Most of us remember Johnny Carson, and he’s certainly one of the pioneers covered here, but this segment offers you some great footage of Art Linkletter and his creation of the late night talk show. You’ll hear from folks like Jay Leno as they talk about the greats that led the way before them. The shows were live, and some of the best footage here is from when things didn’t exactly go as planned. The early hosts had to be on their toes, able to cover for almost anything.
It was actually the days of radio where these quiz programs were born, and there’s some great audio from those days here. The segment follows the evolution from quiz shows to the almost reality show inventions of Chuck Berris. Many of your favorite hosts are here like Monty Hall, Chuck Woolery, Peter Marshall, and Bob Eubanks, and the segment goes behind the scenes for Bob Barker’s final The Price Is Right appearance. The piece looks at the quiz show scandals, but apparently skips over two of the more famous incidents. The $64,000 Question fraud and the Press Your Luck board memorization incidents have both been made into films but are ignored by the segment.
Dick Van Dyke and Andy Griffith share some fond memories of their pioneering programs. Mary Tyler Moore explains that Lucile Ball used to spy on rehearsals of the Dick Van Dyke Show from the catwalk, and an inadvertent laugh heard by the cast and crew led to a walk on appearance on the show. There are simply a ton of these anecdotes by many of your favorites from television’s Golden Age.
These shows evolved from the early days of stage . You’ll be amazed at how many stars first found their way into Americans’ hearts through appearances in variety shows. From the early days of Ed Sullivan and Milton Berle, there’s an amazing list of stars that made their way on these stages. Carol Burnett brought the best of these early aspects into a variety show that specialized in comedy leading the way to Laugh-In and, yes, eventually Saturday Night Live.
Each segment of Pioneers of Television is presented in its original full frame broadcast format. It’s nearly impossible to talk about video presentation here. Some of this footage is incredibly old and obviously damaged. That it exists at all is a miracle of sorts. Much of the footage is in black & white, complete with scratches and often barely watchable quality video. The recent interviews are in color, and they look pretty much documentary quality.
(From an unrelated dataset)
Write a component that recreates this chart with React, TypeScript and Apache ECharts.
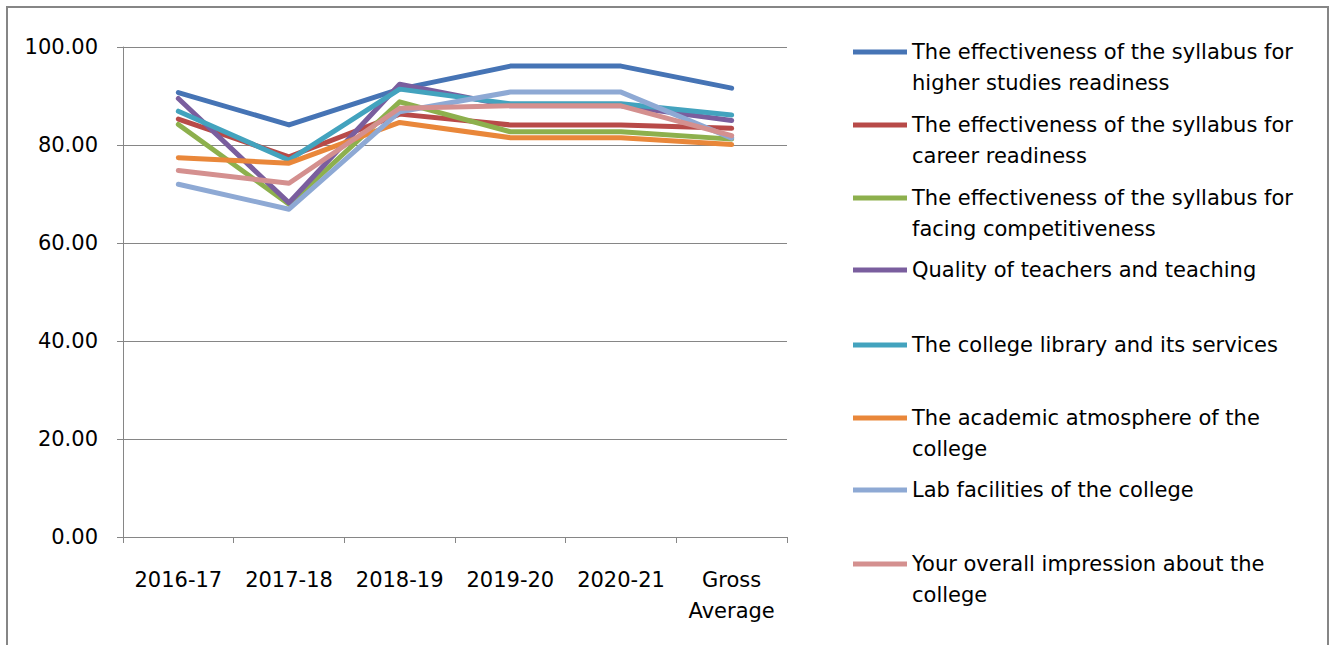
import React, { useEffect, useRef } from "react";
import * as echarts from "echarts";

const categories = ["2016-17", "2017-18", "2018-19", "2019-20", "2020-21", "Gross\nAverage"];
const yTicks = { min: 0, max: 100, interval: 20 };

const seriesNames = [
  "The effectiveness of the syllabus for higher studies readiness",
  "The effectiveness of the syllabus for career readiness",
  "The effectiveness of the syllabus for facing competitiveness",
  "Quality of teachers and teaching",
  "The college library and its services",
  "The academic atmosphere of the college",
  "Lab facilities of the college",
  "Your overall impression about the college",
];

const legendLines = [
  ["The effectiveness of the syllabus for", "higher studies readiness"],
  ["The effectiveness of the syllabus for", "career readiness"],
  ["The effectiveness of the syllabus for", "facing competitiveness"],
  ["Quality of teachers and teaching"],
  ["The college library and its services"],
  ["The academic atmosphere of the", "college"],
  ["Lab facilities of the college"],
  ["Your overall impression about the", "college"],
];

const higherStudies = [90.7, 84.1, 91.4, 96.1, 96.1, 91.6];
const careerReadiness = [85.3, 77.6, 86.3, 84.1, 84.1, 83.4];
const competitiveness = [84.2, 67.9, 88.8, 82.7, 82.7, 81.2];
const teachers = [89.5, 68.2, 92.4, 88.0, 88.0, 85.0];
const library = [86.9, 76.9, 91.4, 88.4, 88.4, 86.1];
const atmosphere = [77.4, 76.3, 84.6, 81.5, 81.5, 80.1];
const labFacilities = [72.0, 66.9, 86.8, 90.8, 90.8, 81.4];
const impression = [74.8, 72.2, 87.5, 88.0, 88.0, 81.9];

const seriesValues = [
  higherStudies,
  careerReadiness,
  competitiveness,
  teachers,
  library,
  atmosphere,
  labFacilities,
  impression,
];

const colors = ["#4674B5", "#B84A48", "#8DB04D", "#7A5E9E", "#43A3BE", "#E9873A", "#8EA9D4", "#D4908F"];

const FONT = "DejaVu Sans";
const legendIconCenters = [52, 125, 198, 270, 345, 418, 490, 564];

export default function App() {
  const ref = useRef<HTMLDivElement>(null);
  useEffect(() => {
    if (!ref.current) return;
    const chart = echarts.init(ref.current, undefined, { renderer: "svg" });
    const lineH = 31;
    const legends = seriesNames.map((name, i) => {
      const lines = legendLines[i];
      const twoLine = lines.length > 1;
      const offset = twoLine ? (3 * lineH) / 2 : lineH / 2;
      return {
        data: [name],
        orient: "vertical",
        left: 853,
        top: legendIconCenters[i] - offset,
        padding: 0,
        icon: "rect",
        itemWidth: 54,
        itemHeight: 5,
        selectedMode: false,
        formatter: () => (twoLine ? "\n" + lines.join("\n") : lines[0]),
        textStyle: { fontFamily: FONT, fontSize: 21, lineHeight: lineH, color: "#000" },
      };
    });
    chart.setOption({
      animation: false,
      color: colors,
      graphic: [
        {
          type: "rect",
          shape: { x: 7, y: 7, width: 1321, height: 700 },
          style: { fill: "none", stroke: "#868686", lineWidth: 2 },
          silent: true,
        },
      ],
      grid: { left: 123, right: 547, top: 47, bottom: 108, containLabel: false },
      legend: legends,
      xAxis: {
        type: "category",
        data: categories,
        boundaryGap: true,
        axisLine: { lineStyle: { color: "#868686", width: 1 } },
        axisTick: { show: true, length: 6, lineStyle: { color: "#868686" } },
        axisLabel: {
          interval: 0,
          margin: 27,
          fontFamily: FONT,
          fontSize: 21,
          lineHeight: 31,
          color: "#000",
        },
      },
      yAxis: {
        type: "value",
        min: yTicks.min,
        max: yTicks.max,
        interval: yTicks.interval,
        axisLine: { show: true, lineStyle: { color: "#868686", width: 1 } },
        axisTick: { show: true, length: 6, lineStyle: { color: "#868686" } },
        splitLine: { lineStyle: { color: "#868686", width: 1 } },
        axisLabel: {
          margin: 25,
          fontFamily: FONT,
          fontSize: 21,
          color: "#000",
          formatter: (v: number) => v.toFixed(2),
        },
      },
      series: seriesNames.map((name, i) => ({
        name,
        type: "line",
        data: seriesValues[i],
        symbol: "none",
        lineStyle: { width: 5, cap: "round", join: "round" },
        emphasis: { disabled: true },
      })),
    });
    return () => chart.dispose();
  }, []);
  return (
    <div
      ref={ref}
      style={{ position: "fixed", left: 0, top: 0, width: 1334, height: 645, background: "#fff" }}
    />
  );
}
This stuff is strictly for the archivist in us all.
The Dolby Digital 2.0 track is basically two channel mono. Again, since most of this is dawn of television vintage footage, the sound is often pretty rough. Some of it is even difficult to understand. You accept it or you don’t, but do not buy this if you have no patience for low fidelity presentations.
Extended interviews from the segments.
I’ve followed television for many years. I often have to research a particular show or actor for these reviews. Even with a pretty good knowledge of the subject, I was impressed with how much I didn’t know. If you’re at all curious about how these four genres began and evolved, you need to check this out. It will, however, leave you wishing for even more details and information. Anyone with even a passing interest in the history of television will want to spend a little time in an age of often live broadcasts where literally “anything could happen”.